EMSAR is a C program that quantifies RNA abundance (gene & RNA isoform expression levels) from RNA-seq data. It takes a transcriptome reference fasta file and an alignment file (BAM/SAM/default bowtie output), and generates RNA abundance estimates in FPKM, TPM and inferred read count.

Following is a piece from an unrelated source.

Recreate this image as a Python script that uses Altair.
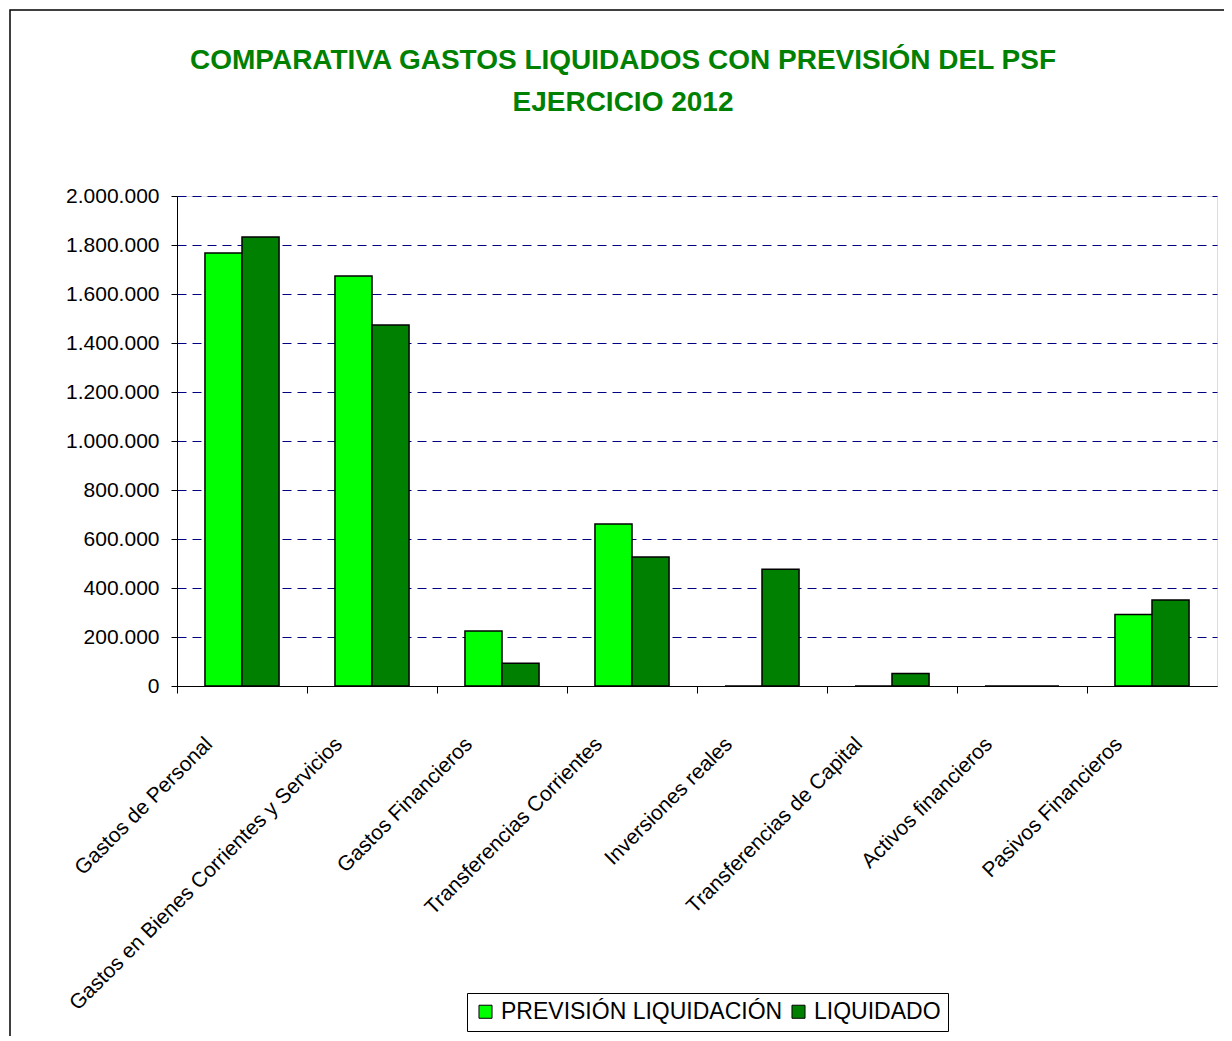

Usage1 : EMSAR [options] fastafile outdir outprefix bowtieoutfile|SAMfile|BAMfile
Usage2 : bowtie_command | EMSAR [options] fastafile outdir outprefix
ex : EMSAR -p 4 -h R human.rna.fna RNAseq sample22 sample22.bowtieout
ex2: EMSAR -p 4 -B -q human.rna.fna RNAseq sample22 sample22.BAM
ex3: EMSAR -p 4 -S --PE human.rna.fna RNAseq sample22 sample22.SAM
ex4 : bowtie -v 2 -a -m 100 -p 8 human.rna sample22.fastq | EMSAR -p 4 -h R human.rna.fna RNAseq sample22
When RNA-seq reads are aligned to the transcriptome reference sequences, the reads may be mapped to multiple transcripts. Based on this information, each read is assigned to a group, which we termed 'segment'. For example, a read mapped to both isoform A and B is in segment 1, and a read mapped to isoforms A, B and C is in segment 2. For each segment, the length of each segment is computed as the number of all possible unique reads with the same transcript sharing. The read count for a segment should depend on the segment length and the sum of abundance of the transcripts that define the segment. Then, 'sequence-sharing sets' are defined as a group of transcripts, so that any two transcripts that together define a segment would belong to the same set. A sequence-sharing set is usually comprised of isoforms of a gene or multiple genes. A Poisson-based likelihood function is defined as a joint probability over all segments in a sequence-sharing set and the abundance estimates of transcripts in the set that maximize the likelihood are found.